Cutting Up Playgirl: two covers, two subtitles

The UK cover (full title is either Cutting Up Playgirl: A Memoir of Sexual Disappointment or Cutting Up Playgirl: A Cheerful Memoir of Sexual Disappointment - I love how "cheerful" is thrown in there):



And the US cover (and UK paperback cover):



It's not out until January 2010 in the US.

The Daily Mail on the book:

Carrie Jones hasn't had sex with her husband Hal, a City banker, for the past four years. Nor does she want to. Sex is something she can no longer summon the effort to endure - with the man she married, at least.

She admits she stays in her sexless relationship for the sake of her children, aged nine and 11, and will remain celibate until the day they are grown up and she feels able to leave. At which point, she confesses, she will probably abandon her husband and begin a sexual odyssey to find the satisfaction that eludes her.

An unusual case? A sorry lack of libido? She insists not. "If I thought I was unique in my sexual disappointment I'd probably be suicidal," muses Carrie, 45, a publishing executive, who lives in North London with Hal and their children.

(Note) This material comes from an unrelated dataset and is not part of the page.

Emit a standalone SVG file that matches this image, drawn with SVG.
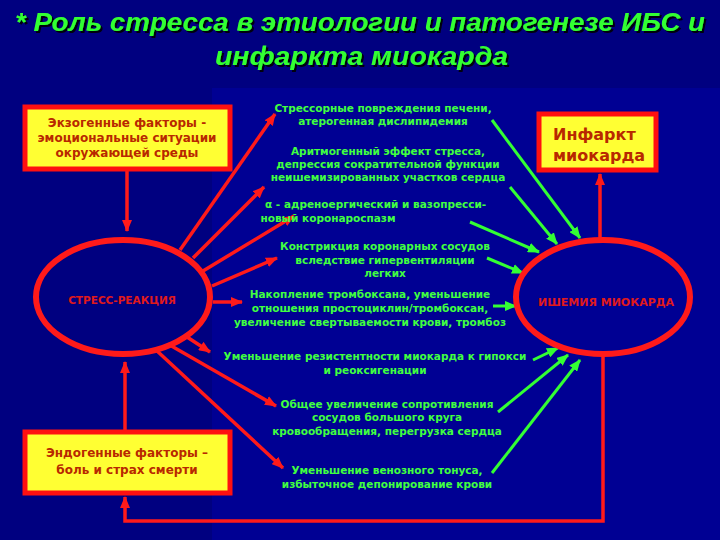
<svg xmlns="http://www.w3.org/2000/svg" width="720" height="540" viewBox="0 0 720 540">
<defs>
<marker id="ar" markerUnits="userSpaceOnUse" markerWidth="12" markerHeight="10" refX="11" refY="5" orient="auto"><path d="M0,0 L12,5 L0,10 z" fill="#ff1a1a"/></marker>
<marker id="ag" markerUnits="userSpaceOnUse" markerWidth="12" markerHeight="10" refX="11" refY="5" orient="auto"><path d="M0,0 L12,5 L0,10 z" fill="#33ff33"/></marker>
<filter id="sh" x="-5%" y="-20%" width="110%" height="150%"><feDropShadow dx="2" dy="2" stdDeviation="0.6" flood-color="#000010" flood-opacity="1"/></filter>
<style>
.title{font-family:"Liberation Sans","DejaVu Sans",sans-serif;font-weight:bold;font-style:italic;font-size:26px;fill:#33ff33;filter:url(#sh)}
.g{font-family:"DejaVu Sans","Liberation Sans",sans-serif;font-weight:bold;font-size:10.5px;fill:#40ff40;text-anchor:middle}
.box{fill:#ffff33;stroke:#ff1010;stroke-width:5}
.bt{font-family:"DejaVu Sans","Liberation Sans",sans-serif;font-weight:bold;font-size:12px;fill:#b82800;text-anchor:middle}
.el{fill:none;stroke:#ff1a1a;stroke-width:6}
.et{font-family:"DejaVu Sans","Liberation Sans",sans-serif;font-weight:bold;fill:#e01a1a;text-anchor:middle}
.r{stroke:#ff1a1a;stroke-width:3.5;fill:none}
.gr{stroke:#33ff33;stroke-width:3;fill:none}
</style>
</defs>
<rect x="0" y="0" width="720" height="540" fill="#000080"/>
<rect x="212" y="88" width="508" height="452" fill="#0000a0" opacity="0.6"/>

<g id="title">
<text class="title" x="15" y="31" textLength="690" lengthAdjust="spacingAndGlyphs">*  Роль стресса в этиологии и патогенезе ИБС и</text>
<text class="title" x="215" y="65" textLength="293" lengthAdjust="spacingAndGlyphs">инфаркта миокарда</text>
</g>

<g id="connectors">
<path class="r" d="M127,170 L127,231" marker-end="url(#ar)"/>
<path class="r" d="M125,431 L125,362" marker-end="url(#ar)"/>
<path class="r" d="M603,356 L603,521 L125,521 L125,497" marker-end="url(#ar)"/>
<path class="r" d="M600,238 L600,174" marker-end="url(#ar)"/>
<path class="r" d="M180,250 L275,114" marker-end="url(#ar)"/>
<path class="r" d="M193,258 L264,187" marker-end="url(#ar)"/>
<path class="r" d="M203,271 L294,216" marker-end="url(#ar)"/>
<path class="r" d="M212,286 L277,258" marker-end="url(#ar)"/>
<path class="r" d="M213,302 L242,302" marker-end="url(#ar)"/>
<path class="r" d="M187,337 L210,352" marker-end="url(#ar)"/>
<path class="r" d="M168,344 L276,406" marker-end="url(#ar)"/>
<path class="r" d="M156,350 L283,468" marker-end="url(#ar)"/>
<path class="gr" d="M492,120 L580,238" marker-end="url(#ag)"/>
<path class="gr" d="M510,187 L557,244" marker-end="url(#ag)"/>
<path class="gr" d="M470,222 L539,252" marker-end="url(#ag)"/>
<path class="gr" d="M487,258 L523,273" marker-end="url(#ag)"/>
<path class="gr" d="M493,306 L516,306" marker-end="url(#ag)"/>
<path class="gr" d="M533,360 L558,348" marker-end="url(#ag)"/>
<path class="gr" d="M498,412 L568,355" marker-end="url(#ag)"/>
<path class="gr" d="M492,473 L580,360" marker-end="url(#ag)"/>
</g>

<g id="exogenous">
<rect class="box" x="25" y="107" width="205" height="62"/>
<text class="bt" x="127" y="127">Экзогенные факторы -</text>
<text class="bt" x="127" y="142">эмоциональные ситуации</text>
<text class="bt" x="127" y="157">окружающей среды</text>
</g>

<g id="endogenous">
<rect class="box" x="25" y="432" width="205" height="61"/>
<text class="bt" x="127" y="457">Эндогенные факторы –</text>
<text class="bt" x="127" y="474">боль и страх смерти</text>
</g>

<g id="infarct">
<rect class="box" x="539" y="114" width="117" height="56"/>
<text class="bt" x="553" y="140" style="font-size:16px;text-anchor:start">Инфаркт</text>
<text class="bt" x="553" y="161" style="font-size:16px;text-anchor:start">миокарда</text>
</g>

<g id="stress">
<ellipse class="el" cx="123" cy="297" rx="87" ry="57"/>
<text class="et" x="122" y="304" style="font-size:10.5px">СТРЕСС-РЕАКЦИЯ</text>
</g>

<g id="ischemia">
<ellipse class="el" cx="603" cy="297" rx="87" ry="57"/>
<text class="et" x="606" y="306" style="font-size:11px">ИШЕМИЯ МИОКАРДА</text>
</g>

<g id="t1">
<text class="g" x="383" y="112">Стрессорные повреждения печени,</text>
<text class="g" x="383" y="125">атерогенная дислипидемия</text>
</g>
<g id="t2">
<text class="g" x="388" y="155">Аритмогенный эффект стресса,</text>
<text class="g" x="388" y="168">депрессия сократительной функции</text>
<text class="g" x="388" y="181">неишемизированных участков сердца</text>
</g>
<g id="t3">
<text class="g" x="265" y="208" style="text-anchor:start">α  - адреноергический и вазопресси-</text>
<text class="g" x="328" y="222">новый коронароспазм</text>
</g>
<g id="t4">
<text class="g" x="385" y="250">Констрикция коронарных сосудов</text>
<text class="g" x="385" y="264">вследствие гипервентиляции</text>
<text class="g" x="385" y="277">легких</text>
</g>
<g id="t5">
<text class="g" x="370" y="298">Накопление тромбоксана, уменьшение</text>
<text class="g" x="370" y="312">отношения простоциклин/тромбоксан,</text>
<text class="g" x="370" y="326">увеличение свертываемости крови, тромбоз</text>
</g>
<g id="t6">
<text class="g" x="375" y="360">Уменьшение резистентности миокарда к гипокси</text>
<text class="g" x="375" y="374">и реоксигенации</text>
</g>
<g id="t7">
<text class="g" x="387" y="408">Общее увеличение сопротивления</text>
<text class="g" x="387" y="421">сосудов большого круга</text>
<text class="g" x="387" y="435">кровообращения, перегрузка сердца</text>
</g>
<g id="t8">
<text class="g" x="387" y="474">Уменьшение венозного тонуса,</text>
<text class="g" x="387" y="488">избыточное депонирование крови</text>
</g>
</svg>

"I remember the first time my girlfriends and I admitted that we all felt the same about married sex as parents: we couldn't be bothered with it and felt guilty for not wanting to sleep with our husbands. It was a revelation. I remember thinking: 'Thank God! It's not just me!'


The Guardian summed it up: "...her honesty is so heartbreaking that she becomes irresistible." Also from The Guardian:

At Cambridge, by now "a little mad" with sexual frustration, when Jones finally gets to lose her virginity, "I didn't feel any desire . . ." Her description has the awful ring of familiarity about it, echoing most of the accounts I've ever heard of women losing their virginity. Many more sexual encounters follow, but with little improvement, still less a reconciliation between her private fantasies and actual experiences. "If you'd asked me, I would have said that sex was good because it was intimate, but, in truth, sometimes it made you feel further away from the other person than ever . . . It wasn't erotic, it wasn't transcendental, it certainly wasn't 'orgasmic', it was usually just sticky." In those early years, Jones is obliged to acknowledge, "the best thing about sex for me was the discovery that people wanted to sleep with me."

It's definitely on my to read list, but I'm really fascinated by this US cover.